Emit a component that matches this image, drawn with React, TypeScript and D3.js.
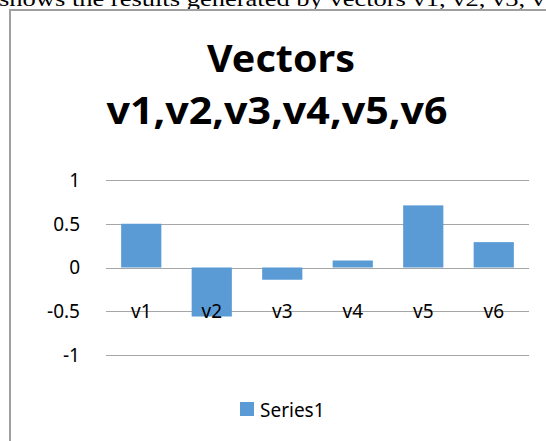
import * as d3 from "d3";

const categories = ["v1", "v2", "v3", "v4", "v5", "v6"];
const series1 = [0.5, -0.56, -0.14, 0.08, 0.71, 0.29];
const yTicks = [1, 0.5, 0, -0.5, -1];
const titleLines = ["Vectors", "v1,v2,v3,v4,v5,v6"];
const seriesName = "Series1";
const captionText = "shows the results generated by vectors v1, v2, v3, v";

const W = 546;
const H = 441;
const font = "'Noto Sans', 'Open Sans', sans-serif";

export default function App() {
  // plot area
  const x = d3
    .scaleBand()
    .domain(categories)
    .range([106, 529])
    .paddingInner(0.43)
    .paddingOuter(0.215);

  const y = d3.scaleLinear().domain([-1, 1]).range([355, 180]);

  return (
    <svg
      width={W}
      height={H}
      style={{ position: "absolute", left: 0, top: 0, background: "#fff" }}
    >
      {/* page text cut off at the top */}
      <text
        x={-1}
        y={6}
        fontFamily="'Liberation Serif', 'Times New Roman', serif"
        fontSize={22}
        textLength={546}
        lengthAdjust="spacingAndGlyphs"
        fill="#000"
      >
        {captionText}
      </text>

      {/* chart frame (only top and left edges visible) */}
      <path d={`M10,${H} V10 H${W}`} fill="none" stroke="#a0a0a0" strokeWidth={2} />

      {/* title */}
      <text
        x={281}
        y={72}
        textAnchor="middle"
        fontFamily={font}
        fontWeight="bold"
        fontSize={38}
        textLength={148}
        lengthAdjust="spacingAndGlyphs"
        fill="#000"
      >
        {titleLines[0]}
      </text>
      <text
        x={277}
        y={124}
        textAnchor="middle"
        fontFamily={font}
        fontWeight="bold"
        fontSize={38}
        textLength={341}
        lengthAdjust="spacingAndGlyphs"
        fill="#000"
      >
        {titleLines[1]}
      </text>

      {/* gridlines + y tick labels */}
      {yTicks.map((t) => (
        <g key={t}>
          <line
            x1={106}
            x2={529}
            y1={Math.round(y(t)) + 0.5}
            y2={Math.round(y(t)) + 0.5}
            stroke="#a6a6a6"
            strokeWidth={1}
          />
          <text
            x={80}
            y={y(t)}
            dy="0.36em"
            textAnchor="end"
            fontFamily={font}
            fontSize={19}
            fill="#000"
          >
            {String(t)}
          </text>
        </g>
      ))}

      {/* bars */}
      {categories.map((c, i) => {
        const v = series1[i];
        return (
          <rect
            key={c}
            x={x(c)!}
            y={Math.min(y(v), y(0))}
            width={x.bandwidth()}
            height={Math.abs(y(v) - y(0))}
            fill="#5b9bd5"
          />
        );
      })}

      {/* category labels */}
      {categories.map((c) => (
        <text
          key={c}
          x={x(c)! + x.bandwidth() / 2}
          y={318}
          textAnchor="middle"
          fontFamily={font}
          fontSize={19}
          fill="#000"
        >
          {c}
        </text>
      ))}

      {/* legend */}
      <rect x={240} y={402} width={14} height={14} fill="#5b9bd5" />
      <text x={260} y={416.5} fontFamily={font} fontSize={19} fill="#000">
        {seriesName}
      </text>
    </svg>
  );
}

# # # #

**EXERCISE DETAILS**
Copy out the whole listing exactly, and don't carry over any pictures.

**SOLUTION FOR THIS TASK**
Emit a component that matches this image, drawn with React, TypeScript and D3.js.
import * as d3 from "d3";

const categories = ["v1", "v2", "v3", "v4", "v5", "v6"];
const series1 = [0.5, -0.56, -0.14, 0.08, 0.71, 0.29];
const yTicks = [1, 0.5, 0, -0.5, -1];
const titleLines = ["Vectors", "v1,v2,v3,v4,v5,v6"];
const seriesName = "Series1";
const captionText = "shows the results generated by vectors v1, v2, v3, v";

const W = 546;
const H = 441;
const font = "'Noto Sans', 'Open Sans', sans-serif";

export default function App() {
  // plot area
  const x = d3
    .scaleBand()
    .domain(categories)
    .range([106, 529])
    .paddingInner(0.43)
    .paddingOuter(0.215);

  const y = d3.scaleLinear().domain([-1, 1]).range([355, 180]);

  return (
    <svg
      width={W}
      height={H}
      style={{ position: "absolute", left: 0, top: 0, background: "#fff" }}
    >
      {/* page text cut off at the top */}
      <text
        x={-1}
        y={6}
        fontFamily="'Liberation Serif', 'Times New Roman', serif"
        fontSize={22}
        textLength={546}
        lengthAdjust="spacingAndGlyphs"
        fill="#000"
      >
        {captionText}
      </text>

      {/* chart frame (only top and left edges visible) */}
      <path d={`M10,${H} V10 H${W}`} fill="none" stroke="#a0a0a0" strokeWidth={2} />

      {/* title */}
      <text
        x={281}
        y={72}
        textAnchor="middle"
        fontFamily={font}
        fontWeight="bold"
        fontSize={38}
        textLength={148}
        lengthAdjust="spacingAndGlyphs"
        fill="#000"
      >
        {titleLines[0]}
      </text>
      <text
        x={277}
        y={124}
        textAnchor="middle"
        fontFamily={font}
        fontWeight="bold"
        fontSize={38}
        textLength={341}
        lengthAdjust="spacingAndGlyphs"
        fill="#000"
      >
        {titleLines[1]}
      </text>

      {/* gridlines + y tick labels */}
      {yTicks.map((t) => (
        <g key={t}>
          <line
            x1={106}
            x2={529}
            y1={Math.round(y(t)) + 0.5}
            y2={Math.round(y(t)) + 0.5}
            stroke="#a6a6a6"
            strokeWidth={1}
          />
          <text
            x={80}
            y={y(t)}
            dy="0.36em"
            textAnchor="end"
            fontFamily={font}
            fontSize={19}
            fill="#000"
          >
            {String(t)}
          </text>
        </g>
      ))}

      {/* bars */}
      {categories.map((c, i) => {
        const v = series1[i];
        return (
          <rect
            key={c}
            x={x(c)!}
            y={Math.min(y(v), y(0))}
            width={x.bandwidth()}
            height={Math.abs(y(v) - y(0))}
            fill="#5b9bd5"
          />
        );
      })}

      {/* category labels */}
      {categories.map((c) => (
        <text
          key={c}
          x={x(c)! + x.bandwidth() / 2}
          y={318}
          textAnchor="middle"
          fontFamily={font}
          fontSize={19}
          fill="#000"
        >
          {c}
        </text>
      ))}

      {/* legend */}
      <rect x={240} y={402} width={14} height={14} fill="#5b9bd5" />
      <text x={260} y={416.5} fontFamily={font} fontSize={19} fill="#000">
        {seriesName}
      </text>
    </svg>
  );
}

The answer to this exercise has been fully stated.